[DATA TO USE]
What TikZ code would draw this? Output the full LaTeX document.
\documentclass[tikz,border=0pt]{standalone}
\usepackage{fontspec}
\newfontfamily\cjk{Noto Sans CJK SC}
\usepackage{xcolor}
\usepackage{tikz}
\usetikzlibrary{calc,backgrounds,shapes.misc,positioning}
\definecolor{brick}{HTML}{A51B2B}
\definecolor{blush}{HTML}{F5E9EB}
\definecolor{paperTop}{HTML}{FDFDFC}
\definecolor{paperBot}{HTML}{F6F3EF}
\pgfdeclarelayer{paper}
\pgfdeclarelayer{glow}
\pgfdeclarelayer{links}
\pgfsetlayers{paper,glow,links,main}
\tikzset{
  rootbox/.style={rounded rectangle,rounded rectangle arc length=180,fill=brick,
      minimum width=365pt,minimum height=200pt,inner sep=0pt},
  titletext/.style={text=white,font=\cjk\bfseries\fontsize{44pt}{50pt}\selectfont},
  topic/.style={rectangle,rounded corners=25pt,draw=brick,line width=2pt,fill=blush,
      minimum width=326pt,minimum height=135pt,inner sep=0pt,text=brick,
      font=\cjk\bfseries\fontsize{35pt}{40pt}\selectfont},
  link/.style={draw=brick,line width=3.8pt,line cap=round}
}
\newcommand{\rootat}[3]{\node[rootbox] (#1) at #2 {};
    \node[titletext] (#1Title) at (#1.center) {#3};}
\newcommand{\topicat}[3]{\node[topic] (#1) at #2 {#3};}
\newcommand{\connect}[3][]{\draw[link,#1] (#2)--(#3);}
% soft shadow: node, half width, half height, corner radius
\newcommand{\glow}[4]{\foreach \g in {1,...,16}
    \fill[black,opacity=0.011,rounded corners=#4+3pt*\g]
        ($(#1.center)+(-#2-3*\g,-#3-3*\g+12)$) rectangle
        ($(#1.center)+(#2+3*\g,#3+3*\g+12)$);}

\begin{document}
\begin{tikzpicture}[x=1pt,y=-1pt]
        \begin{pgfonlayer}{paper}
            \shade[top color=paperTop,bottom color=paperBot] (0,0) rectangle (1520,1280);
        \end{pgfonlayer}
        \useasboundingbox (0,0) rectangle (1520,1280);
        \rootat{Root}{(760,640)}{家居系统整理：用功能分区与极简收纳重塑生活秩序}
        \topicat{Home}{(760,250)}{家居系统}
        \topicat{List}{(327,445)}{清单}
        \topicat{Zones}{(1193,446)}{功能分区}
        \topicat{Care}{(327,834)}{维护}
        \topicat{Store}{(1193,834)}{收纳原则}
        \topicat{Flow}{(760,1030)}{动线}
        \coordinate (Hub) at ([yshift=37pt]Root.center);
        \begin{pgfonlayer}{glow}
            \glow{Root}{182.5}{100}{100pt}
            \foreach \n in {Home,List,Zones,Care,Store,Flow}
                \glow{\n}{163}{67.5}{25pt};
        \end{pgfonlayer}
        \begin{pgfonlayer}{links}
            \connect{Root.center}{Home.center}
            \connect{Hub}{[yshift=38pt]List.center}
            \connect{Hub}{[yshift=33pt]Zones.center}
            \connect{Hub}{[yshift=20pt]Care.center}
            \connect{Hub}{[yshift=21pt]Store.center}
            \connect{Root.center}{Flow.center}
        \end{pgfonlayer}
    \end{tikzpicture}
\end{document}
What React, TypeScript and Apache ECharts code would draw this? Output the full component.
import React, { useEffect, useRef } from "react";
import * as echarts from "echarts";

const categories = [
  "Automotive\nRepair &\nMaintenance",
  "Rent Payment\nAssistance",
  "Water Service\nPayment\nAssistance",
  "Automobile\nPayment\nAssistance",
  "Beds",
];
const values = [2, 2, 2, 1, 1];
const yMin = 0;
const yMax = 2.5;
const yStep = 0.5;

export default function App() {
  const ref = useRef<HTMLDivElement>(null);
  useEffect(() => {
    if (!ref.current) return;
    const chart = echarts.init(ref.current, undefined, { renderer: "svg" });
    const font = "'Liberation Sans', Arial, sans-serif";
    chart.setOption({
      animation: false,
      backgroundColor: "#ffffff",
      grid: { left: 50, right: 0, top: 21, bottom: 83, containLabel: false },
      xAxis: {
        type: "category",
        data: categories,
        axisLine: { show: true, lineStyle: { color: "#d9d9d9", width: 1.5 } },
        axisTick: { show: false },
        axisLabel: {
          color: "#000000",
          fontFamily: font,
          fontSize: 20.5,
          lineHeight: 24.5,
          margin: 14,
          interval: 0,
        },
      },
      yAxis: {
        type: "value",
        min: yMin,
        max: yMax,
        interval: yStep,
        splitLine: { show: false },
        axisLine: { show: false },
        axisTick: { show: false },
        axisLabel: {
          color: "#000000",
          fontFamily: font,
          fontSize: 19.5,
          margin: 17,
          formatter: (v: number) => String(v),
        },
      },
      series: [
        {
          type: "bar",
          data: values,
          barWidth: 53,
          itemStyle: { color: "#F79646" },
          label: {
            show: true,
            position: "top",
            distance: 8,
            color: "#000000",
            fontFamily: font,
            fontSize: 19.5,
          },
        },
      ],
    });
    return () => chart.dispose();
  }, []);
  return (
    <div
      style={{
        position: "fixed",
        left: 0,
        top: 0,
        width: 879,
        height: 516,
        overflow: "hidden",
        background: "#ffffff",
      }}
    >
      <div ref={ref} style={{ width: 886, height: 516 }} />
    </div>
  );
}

* * *

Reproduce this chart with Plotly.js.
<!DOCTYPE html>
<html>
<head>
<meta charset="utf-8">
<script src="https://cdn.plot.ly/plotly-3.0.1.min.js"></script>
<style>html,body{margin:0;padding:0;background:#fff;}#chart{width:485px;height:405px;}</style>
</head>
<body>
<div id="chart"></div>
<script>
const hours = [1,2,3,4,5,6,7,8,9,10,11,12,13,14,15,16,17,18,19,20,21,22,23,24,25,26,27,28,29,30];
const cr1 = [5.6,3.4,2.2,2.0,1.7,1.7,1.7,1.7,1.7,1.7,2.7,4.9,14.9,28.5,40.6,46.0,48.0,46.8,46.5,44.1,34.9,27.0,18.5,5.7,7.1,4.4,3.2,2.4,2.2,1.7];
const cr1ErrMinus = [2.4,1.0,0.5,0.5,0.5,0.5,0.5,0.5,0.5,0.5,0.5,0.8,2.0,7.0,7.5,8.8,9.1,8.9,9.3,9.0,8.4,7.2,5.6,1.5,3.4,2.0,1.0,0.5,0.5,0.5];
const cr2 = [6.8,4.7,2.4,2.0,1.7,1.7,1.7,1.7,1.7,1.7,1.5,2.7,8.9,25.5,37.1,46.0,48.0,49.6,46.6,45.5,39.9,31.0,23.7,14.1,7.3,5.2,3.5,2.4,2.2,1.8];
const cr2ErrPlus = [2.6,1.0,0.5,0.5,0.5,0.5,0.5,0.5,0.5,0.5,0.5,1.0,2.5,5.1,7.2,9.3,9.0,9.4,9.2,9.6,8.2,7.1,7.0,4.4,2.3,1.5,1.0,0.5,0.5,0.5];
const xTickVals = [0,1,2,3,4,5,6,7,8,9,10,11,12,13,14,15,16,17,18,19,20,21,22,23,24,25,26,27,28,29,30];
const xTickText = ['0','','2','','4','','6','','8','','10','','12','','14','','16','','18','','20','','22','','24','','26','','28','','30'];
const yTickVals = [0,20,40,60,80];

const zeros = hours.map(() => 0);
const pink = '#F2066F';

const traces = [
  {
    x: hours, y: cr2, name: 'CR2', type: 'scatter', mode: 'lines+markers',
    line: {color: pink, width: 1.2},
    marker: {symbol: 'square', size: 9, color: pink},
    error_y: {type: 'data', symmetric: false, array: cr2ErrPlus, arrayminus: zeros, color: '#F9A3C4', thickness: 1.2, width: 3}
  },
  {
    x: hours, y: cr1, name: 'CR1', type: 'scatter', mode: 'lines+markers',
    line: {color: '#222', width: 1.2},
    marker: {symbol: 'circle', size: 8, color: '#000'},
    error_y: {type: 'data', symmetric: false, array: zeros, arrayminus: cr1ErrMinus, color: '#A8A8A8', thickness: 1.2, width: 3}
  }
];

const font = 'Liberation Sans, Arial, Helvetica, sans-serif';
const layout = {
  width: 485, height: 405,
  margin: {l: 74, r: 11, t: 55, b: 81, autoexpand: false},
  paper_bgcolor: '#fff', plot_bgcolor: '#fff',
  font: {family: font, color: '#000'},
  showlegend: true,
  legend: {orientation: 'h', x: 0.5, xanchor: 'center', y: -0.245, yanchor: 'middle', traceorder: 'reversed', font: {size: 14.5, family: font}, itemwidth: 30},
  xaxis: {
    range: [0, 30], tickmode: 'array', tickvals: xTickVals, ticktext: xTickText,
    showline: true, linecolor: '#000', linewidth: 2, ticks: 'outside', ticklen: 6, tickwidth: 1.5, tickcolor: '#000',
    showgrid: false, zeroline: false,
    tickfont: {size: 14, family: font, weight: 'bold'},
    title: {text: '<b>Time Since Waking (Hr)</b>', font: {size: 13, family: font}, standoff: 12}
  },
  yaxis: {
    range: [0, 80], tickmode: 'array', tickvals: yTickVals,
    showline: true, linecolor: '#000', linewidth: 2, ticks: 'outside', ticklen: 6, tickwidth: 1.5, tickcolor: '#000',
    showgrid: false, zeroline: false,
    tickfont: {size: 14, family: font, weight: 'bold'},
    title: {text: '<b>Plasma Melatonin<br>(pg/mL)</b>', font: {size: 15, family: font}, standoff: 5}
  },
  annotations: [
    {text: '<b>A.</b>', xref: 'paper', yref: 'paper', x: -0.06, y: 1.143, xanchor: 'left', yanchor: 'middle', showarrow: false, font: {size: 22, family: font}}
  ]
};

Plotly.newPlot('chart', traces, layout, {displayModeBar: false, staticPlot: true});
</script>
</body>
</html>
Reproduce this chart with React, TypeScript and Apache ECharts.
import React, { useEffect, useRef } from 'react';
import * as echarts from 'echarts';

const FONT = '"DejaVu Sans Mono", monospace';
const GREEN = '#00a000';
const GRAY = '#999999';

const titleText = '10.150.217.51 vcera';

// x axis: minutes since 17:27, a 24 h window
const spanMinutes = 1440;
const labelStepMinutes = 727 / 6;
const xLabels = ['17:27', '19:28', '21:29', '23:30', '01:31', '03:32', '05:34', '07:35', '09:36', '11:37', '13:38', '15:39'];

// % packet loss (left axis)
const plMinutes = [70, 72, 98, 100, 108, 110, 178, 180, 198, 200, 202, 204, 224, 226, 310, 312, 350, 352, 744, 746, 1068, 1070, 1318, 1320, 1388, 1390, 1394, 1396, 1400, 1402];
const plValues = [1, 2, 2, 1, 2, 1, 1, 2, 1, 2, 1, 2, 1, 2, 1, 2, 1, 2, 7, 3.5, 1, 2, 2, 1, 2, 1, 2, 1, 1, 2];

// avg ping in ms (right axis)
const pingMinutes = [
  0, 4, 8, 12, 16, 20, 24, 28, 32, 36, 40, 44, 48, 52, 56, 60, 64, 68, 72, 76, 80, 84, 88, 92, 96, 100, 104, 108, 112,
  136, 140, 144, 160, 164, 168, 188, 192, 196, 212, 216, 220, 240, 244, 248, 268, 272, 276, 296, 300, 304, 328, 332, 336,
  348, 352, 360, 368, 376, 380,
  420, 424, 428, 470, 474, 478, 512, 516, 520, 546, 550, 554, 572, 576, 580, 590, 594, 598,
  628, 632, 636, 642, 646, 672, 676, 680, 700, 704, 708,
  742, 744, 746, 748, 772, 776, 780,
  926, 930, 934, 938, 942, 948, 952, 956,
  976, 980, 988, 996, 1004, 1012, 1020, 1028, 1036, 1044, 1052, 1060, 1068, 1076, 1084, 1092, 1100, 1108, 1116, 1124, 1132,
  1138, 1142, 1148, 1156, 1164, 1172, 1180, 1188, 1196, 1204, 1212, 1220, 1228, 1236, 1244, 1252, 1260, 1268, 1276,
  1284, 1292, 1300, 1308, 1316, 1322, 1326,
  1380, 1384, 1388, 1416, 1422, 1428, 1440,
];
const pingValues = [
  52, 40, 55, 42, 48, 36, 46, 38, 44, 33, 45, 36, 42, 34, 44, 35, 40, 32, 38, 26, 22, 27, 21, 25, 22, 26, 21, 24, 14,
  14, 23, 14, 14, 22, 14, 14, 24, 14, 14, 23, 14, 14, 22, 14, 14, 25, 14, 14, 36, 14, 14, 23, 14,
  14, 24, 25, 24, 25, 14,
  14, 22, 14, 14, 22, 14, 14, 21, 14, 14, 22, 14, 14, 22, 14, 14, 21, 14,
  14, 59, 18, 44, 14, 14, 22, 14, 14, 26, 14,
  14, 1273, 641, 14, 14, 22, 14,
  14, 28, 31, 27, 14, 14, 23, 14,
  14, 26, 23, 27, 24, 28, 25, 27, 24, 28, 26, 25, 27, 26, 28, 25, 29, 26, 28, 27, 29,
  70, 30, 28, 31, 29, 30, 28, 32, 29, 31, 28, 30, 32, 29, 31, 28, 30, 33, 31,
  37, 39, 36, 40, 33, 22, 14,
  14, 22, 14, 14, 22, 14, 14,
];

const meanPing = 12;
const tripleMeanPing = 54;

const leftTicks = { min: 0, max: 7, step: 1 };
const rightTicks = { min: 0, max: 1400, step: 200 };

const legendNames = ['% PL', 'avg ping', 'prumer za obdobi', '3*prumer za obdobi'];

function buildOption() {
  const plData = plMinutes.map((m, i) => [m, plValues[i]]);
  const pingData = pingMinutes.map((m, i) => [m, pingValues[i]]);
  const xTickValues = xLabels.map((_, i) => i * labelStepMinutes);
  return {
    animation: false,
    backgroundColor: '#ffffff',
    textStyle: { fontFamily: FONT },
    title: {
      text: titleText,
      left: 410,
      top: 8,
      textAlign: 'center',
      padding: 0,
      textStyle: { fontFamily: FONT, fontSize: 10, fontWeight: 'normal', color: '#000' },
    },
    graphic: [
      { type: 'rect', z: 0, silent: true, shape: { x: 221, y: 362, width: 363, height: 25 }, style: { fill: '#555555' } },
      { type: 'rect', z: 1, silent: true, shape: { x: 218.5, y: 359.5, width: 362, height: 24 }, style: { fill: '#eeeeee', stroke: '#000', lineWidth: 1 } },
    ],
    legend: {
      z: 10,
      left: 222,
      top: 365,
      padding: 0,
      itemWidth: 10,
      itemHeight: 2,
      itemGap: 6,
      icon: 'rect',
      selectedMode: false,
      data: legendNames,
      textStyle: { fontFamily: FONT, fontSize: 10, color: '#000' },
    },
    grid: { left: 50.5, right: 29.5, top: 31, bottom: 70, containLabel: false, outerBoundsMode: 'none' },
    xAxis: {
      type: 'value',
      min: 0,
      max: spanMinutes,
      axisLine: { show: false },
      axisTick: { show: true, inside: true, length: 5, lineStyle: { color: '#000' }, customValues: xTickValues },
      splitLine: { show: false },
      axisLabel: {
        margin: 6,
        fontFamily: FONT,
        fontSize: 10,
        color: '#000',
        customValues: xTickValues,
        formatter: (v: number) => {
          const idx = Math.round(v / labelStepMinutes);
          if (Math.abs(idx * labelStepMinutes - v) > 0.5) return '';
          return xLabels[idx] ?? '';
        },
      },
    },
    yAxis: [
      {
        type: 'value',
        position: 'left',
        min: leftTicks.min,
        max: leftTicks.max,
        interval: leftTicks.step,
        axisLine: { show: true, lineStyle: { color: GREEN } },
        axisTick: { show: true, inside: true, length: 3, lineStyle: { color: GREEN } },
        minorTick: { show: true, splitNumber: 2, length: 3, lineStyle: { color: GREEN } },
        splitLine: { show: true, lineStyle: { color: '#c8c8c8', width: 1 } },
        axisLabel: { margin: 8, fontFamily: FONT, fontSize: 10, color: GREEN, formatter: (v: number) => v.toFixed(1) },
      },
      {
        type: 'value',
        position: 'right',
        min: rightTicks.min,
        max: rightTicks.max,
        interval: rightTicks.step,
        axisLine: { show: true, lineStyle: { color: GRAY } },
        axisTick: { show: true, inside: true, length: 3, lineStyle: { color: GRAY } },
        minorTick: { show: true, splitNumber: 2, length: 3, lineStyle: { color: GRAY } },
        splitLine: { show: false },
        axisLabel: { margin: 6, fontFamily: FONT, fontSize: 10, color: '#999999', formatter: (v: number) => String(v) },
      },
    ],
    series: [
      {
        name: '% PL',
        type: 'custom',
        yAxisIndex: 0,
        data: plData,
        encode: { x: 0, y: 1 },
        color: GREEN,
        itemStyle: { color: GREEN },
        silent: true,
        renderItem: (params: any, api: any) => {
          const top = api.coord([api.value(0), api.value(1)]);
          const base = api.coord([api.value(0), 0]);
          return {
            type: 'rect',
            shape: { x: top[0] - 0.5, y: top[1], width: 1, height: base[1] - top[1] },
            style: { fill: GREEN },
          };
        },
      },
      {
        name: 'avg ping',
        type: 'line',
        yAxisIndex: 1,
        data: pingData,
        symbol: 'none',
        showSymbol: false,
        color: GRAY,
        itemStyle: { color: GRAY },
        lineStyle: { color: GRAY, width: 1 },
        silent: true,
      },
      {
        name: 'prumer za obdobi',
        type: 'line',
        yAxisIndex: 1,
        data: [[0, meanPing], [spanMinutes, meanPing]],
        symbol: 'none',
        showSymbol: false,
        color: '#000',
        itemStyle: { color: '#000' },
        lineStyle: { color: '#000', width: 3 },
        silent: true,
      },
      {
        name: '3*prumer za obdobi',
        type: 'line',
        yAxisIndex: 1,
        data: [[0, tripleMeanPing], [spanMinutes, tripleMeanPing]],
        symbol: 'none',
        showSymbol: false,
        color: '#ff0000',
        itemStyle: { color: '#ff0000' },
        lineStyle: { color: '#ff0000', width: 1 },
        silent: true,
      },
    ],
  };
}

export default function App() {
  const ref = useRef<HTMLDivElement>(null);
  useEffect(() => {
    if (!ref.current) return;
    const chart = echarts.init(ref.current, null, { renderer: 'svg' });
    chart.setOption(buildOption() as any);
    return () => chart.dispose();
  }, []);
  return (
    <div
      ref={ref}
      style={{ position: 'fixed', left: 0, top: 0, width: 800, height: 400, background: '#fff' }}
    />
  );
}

[WRITTEN EXERCISE] Using the listing above, gather each line that holds the string "Apache" and copy it.

[FINISHED EXERCISE]
What React, TypeScript and Apache ECharts code would draw this? Output the full component.
Reproduce this chart with React, TypeScript and Apache ECharts.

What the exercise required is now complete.